Pensando en la música de hoy, Ucrania es un país al margen del circuito, donde la contemporaneidad es más una reivindicación de quienes a ella se dedican que una demanda de la sociedad o un bien a proteger por sus gobernantes. En ese sentido, y hasta cierto punto, España no andaría en mucha mejor situación. Lo que proponemos a continuación es invitar a la audición de dos obras de compositores presentes de aquel país; una forma de canalizar nuestro pensamiento hacia una sociedad arrasada y también una manera óptima de sentirla más cercana.
La Sinfonía nº 7 de Valentin Silvestrov (1937) [en la foto] es una obra valiosísima de este artesano al que la modernidad orilló o, tal vez, él mismo se quedó en el andén. Podríamos proponer una música muy anterior en su catálogo como la ácida y fría como el hielo Sinfonía nº 3 “Eschatophony” que estrenó un paladín de Darmstadt y la nueva música como Bruno Maderna. Pero, aun recomendándola, no sería hacer justicia a la poética que el compositor de Kiev lleva décadas cincelando. Una obra que fácilmente podríamos emparentar con la de colegas postsoviéticos como Peteris Vasks o Arvo Pärt pero que, aun siendo coincidente en inquietudes estéticas durante parte del viaje, no es del todo asimilable. Silvestrov lleva años abrazado a un estilo melódico y tonal desde que en 1977 escribiera su Kitsch-Music para piano. Más que compartir un afán puramente espiritual, en sus numerosas obras para el teclado el compositor ha derivado hacia una new age hogareña y ensimismada que certeramente podríamos relacionar con los mucho más populares Wim Mertens y Joep Beving.
Terminada en el año 2003 la Sinfonía nº 7 es harina de otro costal.
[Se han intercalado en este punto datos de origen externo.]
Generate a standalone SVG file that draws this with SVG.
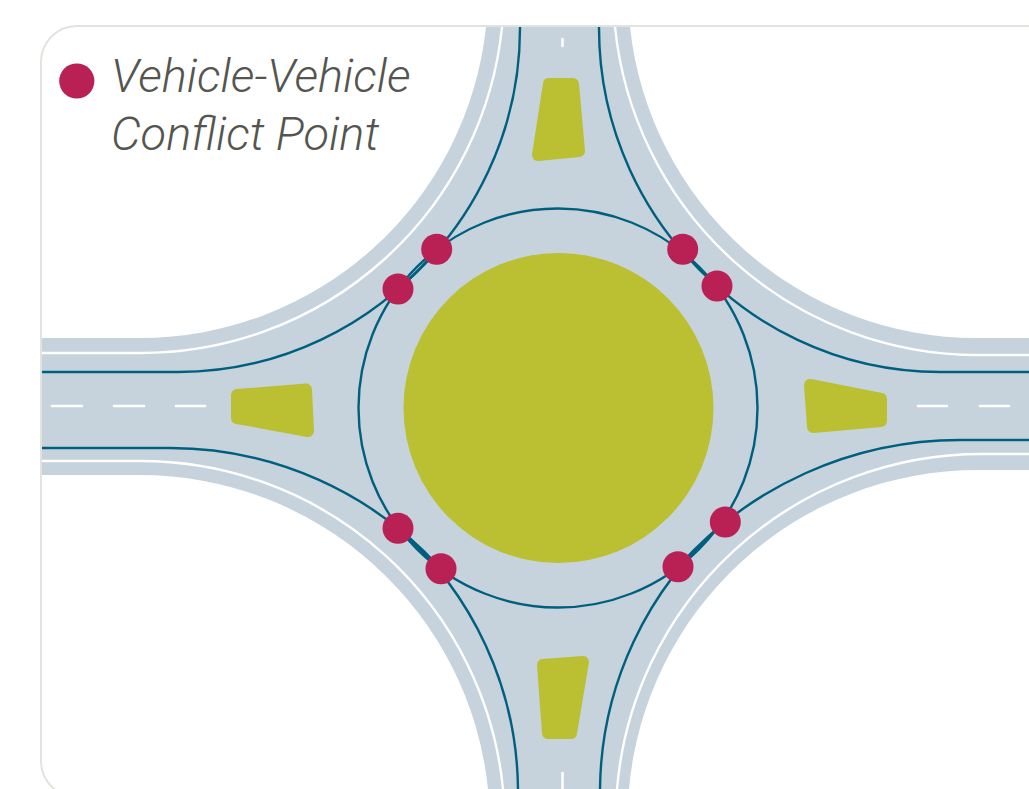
<svg xmlns="http://www.w3.org/2000/svg" width="1029" height="789" viewBox="0 0 1029 789">
<style>
.road{fill:#c6d3dc}
.white{fill:none;stroke:#fff;stroke-width:2.4}
.dash{fill:none;stroke:#fff;stroke-width:2.6;stroke-linecap:round}
.blue{fill:none;stroke:#005f7f;stroke-width:2.4}
.green{fill:#bbbf32;stroke:#bbbf32;stroke-width:12;stroke-linejoin:round}
.dot{fill:#b92053}
text{font-family:Roboto,"Liberation Sans",sans-serif;font-style:italic;font-weight:300;font-size:47px;fill:#555550}
</style>
<rect width="1029" height="789" fill="#fff"/>
<rect id="frame" x="41" y="26" width="1120" height="771" rx="36" ry="36" fill="#fff" stroke="#e3e3dd" stroke-width="2"/>
<path id="road" class="road" d="M42 338H140A348 348 0 0 0 486 27H630A348 348 0 0 0 978 338H1029V470H978A350 350 0 0 0 629 789H488A350 350 0 0 0 140 475H42Z"/>
<g id="markings">
<path class="white" d="M42 353H140A363 363 0 0 0 502 27"/>
<path class="white" d="M1029 355H978A365 365 0 0 1 615 27"/>
<path class="white" d="M42 461H140A364 364 0 0 1 503 789"/>
<path class="white" d="M1029 454H982A366 366 0 0 0 617 789"/>
<path class="dash" d="M52 406H82M114 406H144M176 406H205M918 406H947M980 406H1009M562.500 39V46M562.500 773V789"/>
</g>
<g id="connectors">
<circle class="blue" cx="558" cy="408" r="199.500"/>
<path class="blue" d="M520 27A340 340 0 0 1 398 289"/>
<path class="blue" d="M42 372H178A335 335 0 0 0 437 249"/>
<path class="blue" d="M599 27A341 341 0 0 0 717 286"/>
<path class="blue" d="M1029 372H940A332 332 0 0 1 682 249"/>
<path class="blue" d="M42 448H170A364 364 0 0 1 441 569"/>
<path class="blue" d="M518 789A352 352 0 0 0 398 528"/>
<path class="blue" d="M600 789A355 355 0 0 1 725 522"/>
<path class="blue" d="M1029 440H960A377 377 0 0 0 678 567"/>
</g>
<g id="central-island"><circle cx="558.500" cy="408" r="155" fill="#bbbf32"/></g>
<g id="island-top"><polygon class="green" points="549,84 573,84 579,151 538,155"/></g>
<g id="island-left"><polygon class="green" points="237,395 306,389.500 308,431 237,418"/></g>
<g id="island-right"><polygon class="green" points="810,385 881,399 881,421 813,427"/></g>
<g id="island-bottom"><polygon class="green" points="543,665 583,662 571,733 548,733"/></g>
<g id="conflict-points">
<circle class="dot" cx="436.700" cy="249.300" r="15.500"/>
<circle class="dot" cx="398" cy="289" r="15.500"/>
<circle class="dot" cx="682.700" cy="249.300" r="15.500"/>
<circle class="dot" cx="717" cy="286" r="15.500"/>
<circle class="dot" cx="398" cy="528.300" r="15.500"/>
<circle class="dot" cx="441" cy="568.700" r="15.500"/>
<circle class="dot" cx="725.300" cy="522" r="15.500"/>
<circle class="dot" cx="678" cy="566.700" r="15.500"/>
</g>
<g id="legend">
<circle class="dot" cx="76.800" cy="81" r="17.600"/>
<text x="111" y="92">Vehicle-Vehicle</text>
<text x="111" y="150">Conflict Point</text>
</g>
</svg>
Estrenada en Kiev por la Orquesta Sinfónica Nacional de Ucrania y dedicada a su mujer, Larissa Bondarenko, la partitura, en un solo trazo y con su poco más de un cuarto de hora de duración, resume la mayor conquista de Silvestrov, la conjunción de sentimientos de angustia y ternura sin abandonar nunca el tono elegíaco que le caracteriza. Con una imponente sección de percusión, la escritura es precisa y no se pierde en nubosidades ni excesivas brumas; arranca desde una sinuosa y elegantísima atonalidad que combina con breves secciones de dolorosas disonancias hasta hacer aparecer un tema tan lánguido como melódicamente espartano (¿fácil? puede ser) y convincente que arropa en la coda con tintes abiertamente fúnebres. La grabación de la Orquesta Nacional de Lituania dirigida por Christopher Lyndon-Gee nos permite asomarnos a unos pentagramas desbordados de buen hacer.
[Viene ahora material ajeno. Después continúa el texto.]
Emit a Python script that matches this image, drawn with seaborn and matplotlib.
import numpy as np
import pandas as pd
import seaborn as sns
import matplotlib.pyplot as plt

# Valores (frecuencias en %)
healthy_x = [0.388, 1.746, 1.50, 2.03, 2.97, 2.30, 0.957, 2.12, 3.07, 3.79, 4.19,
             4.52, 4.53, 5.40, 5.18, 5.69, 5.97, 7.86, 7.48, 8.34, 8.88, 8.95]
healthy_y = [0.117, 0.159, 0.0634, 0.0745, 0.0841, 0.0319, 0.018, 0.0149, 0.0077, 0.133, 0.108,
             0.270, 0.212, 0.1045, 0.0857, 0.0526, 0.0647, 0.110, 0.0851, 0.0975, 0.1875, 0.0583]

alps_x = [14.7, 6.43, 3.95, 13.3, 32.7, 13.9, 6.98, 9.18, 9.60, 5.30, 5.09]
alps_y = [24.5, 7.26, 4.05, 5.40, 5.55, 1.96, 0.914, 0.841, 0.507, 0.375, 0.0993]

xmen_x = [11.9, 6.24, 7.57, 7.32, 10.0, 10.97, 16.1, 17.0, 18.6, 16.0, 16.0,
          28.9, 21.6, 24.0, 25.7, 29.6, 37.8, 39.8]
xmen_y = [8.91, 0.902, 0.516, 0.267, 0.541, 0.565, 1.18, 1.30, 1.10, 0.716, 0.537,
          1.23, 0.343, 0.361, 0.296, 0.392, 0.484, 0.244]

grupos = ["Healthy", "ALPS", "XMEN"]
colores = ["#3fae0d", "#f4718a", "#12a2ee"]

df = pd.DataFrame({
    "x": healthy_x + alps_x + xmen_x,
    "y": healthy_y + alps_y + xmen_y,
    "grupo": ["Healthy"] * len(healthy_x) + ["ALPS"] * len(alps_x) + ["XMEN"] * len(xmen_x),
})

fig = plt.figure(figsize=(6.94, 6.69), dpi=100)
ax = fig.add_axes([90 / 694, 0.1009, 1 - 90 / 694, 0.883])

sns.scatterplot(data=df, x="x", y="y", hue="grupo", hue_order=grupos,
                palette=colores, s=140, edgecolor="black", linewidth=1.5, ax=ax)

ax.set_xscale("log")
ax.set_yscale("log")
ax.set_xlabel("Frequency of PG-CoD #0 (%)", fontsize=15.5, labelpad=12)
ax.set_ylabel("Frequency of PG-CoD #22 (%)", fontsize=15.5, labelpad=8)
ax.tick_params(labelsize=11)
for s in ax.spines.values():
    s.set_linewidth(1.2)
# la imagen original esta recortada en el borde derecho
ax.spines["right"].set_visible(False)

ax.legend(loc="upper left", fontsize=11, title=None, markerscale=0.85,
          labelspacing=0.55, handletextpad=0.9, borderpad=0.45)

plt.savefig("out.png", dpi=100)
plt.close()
Radicada en Alemania pero muy vinculada a su país natal, Anna Korsun (Donetsk, 1986) lleva años destacando en los circuitos de la nueva música con un trabajo de fuerte raigambre experimental cuya tendencia a la indagación tímbrica y a sonoridades desacostumbradas han cristalizado en un catálogo de piezas de considerable impacto auditivo. Korsun asume como su idioma creativo natural el derivado de las vanguardias más radicales de la música de la segunda mitad del siglo XX y se propone extremar aun más las tensiones, atomizar la discursividad y erigir el ruido en gramática de algunas de sus composiciones demostrando que su trabajo tiene más que ver con el sonido en sí mismo, como material puro, que con la más estilizada decantación que supone el lenguaje musical.
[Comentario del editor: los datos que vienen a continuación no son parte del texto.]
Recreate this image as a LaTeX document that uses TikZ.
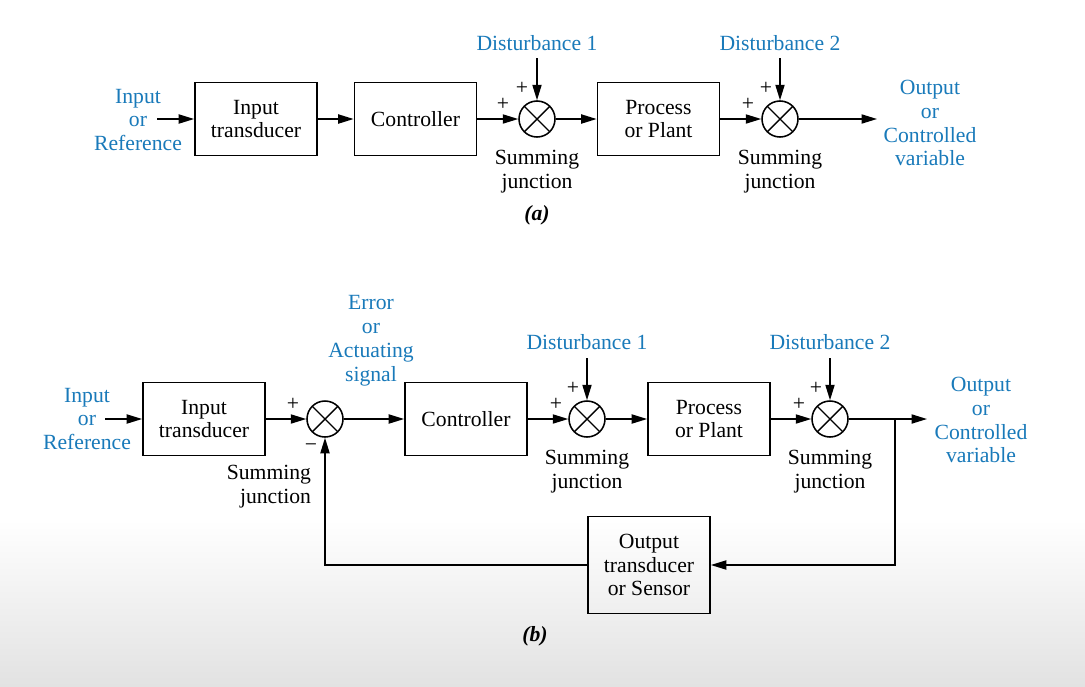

En su catálogo hay obras de enorme intensidad cromática y vapuleo rítmico como Plexus (2014), una página organística masiva y colindante con el sound art como auelliae (2016) y trabajos (Wehmut, 2011) que profundizan en la poética de lo fonemático como experiencia sonora catalizadora a partir tanto de las Nouvelles Aventures de Ligeti como de las abrasivas irreverencias vocales de los poetas sonoros y los compositores practicantes de la text-sound composition. Korsun, antes que ceñirse a una derivada estética concreta, insiste en hacer suyo el magma de la pretérita música experimental para ampliarlo desde su propia inquietud, para continuar haciéndolo resonar.
El pasado mes de marzo el Ensemble Modern se sumaba a un concierto benéfico por Ucrania y ponía en sus atriles Marevo (2020) de la compositora donetskeña. Partitura para singing ensemble que modula una fantasmagoría en la que los instrumentos parecen imitar entonaciones vocales que acaban precipitándose en un elefantiásico y estremecedor glissando. Korsun concibe la obra a partir de la imagen mental de una estancia en la que todas esas deformaciones del sonido acústico vendrían a ser sombras atemorizantes de los mismos instrumentos. En su potentísima enfatización de los sonidos tremolantes sobrevuelan la pieza los fantasmas de Xenakis y Scelsi enmascarados en una composición que retrata a la compositora ucraniana como a una artista dispuesta siempre al peligro que conlleva andar de puntillas por el precipicio.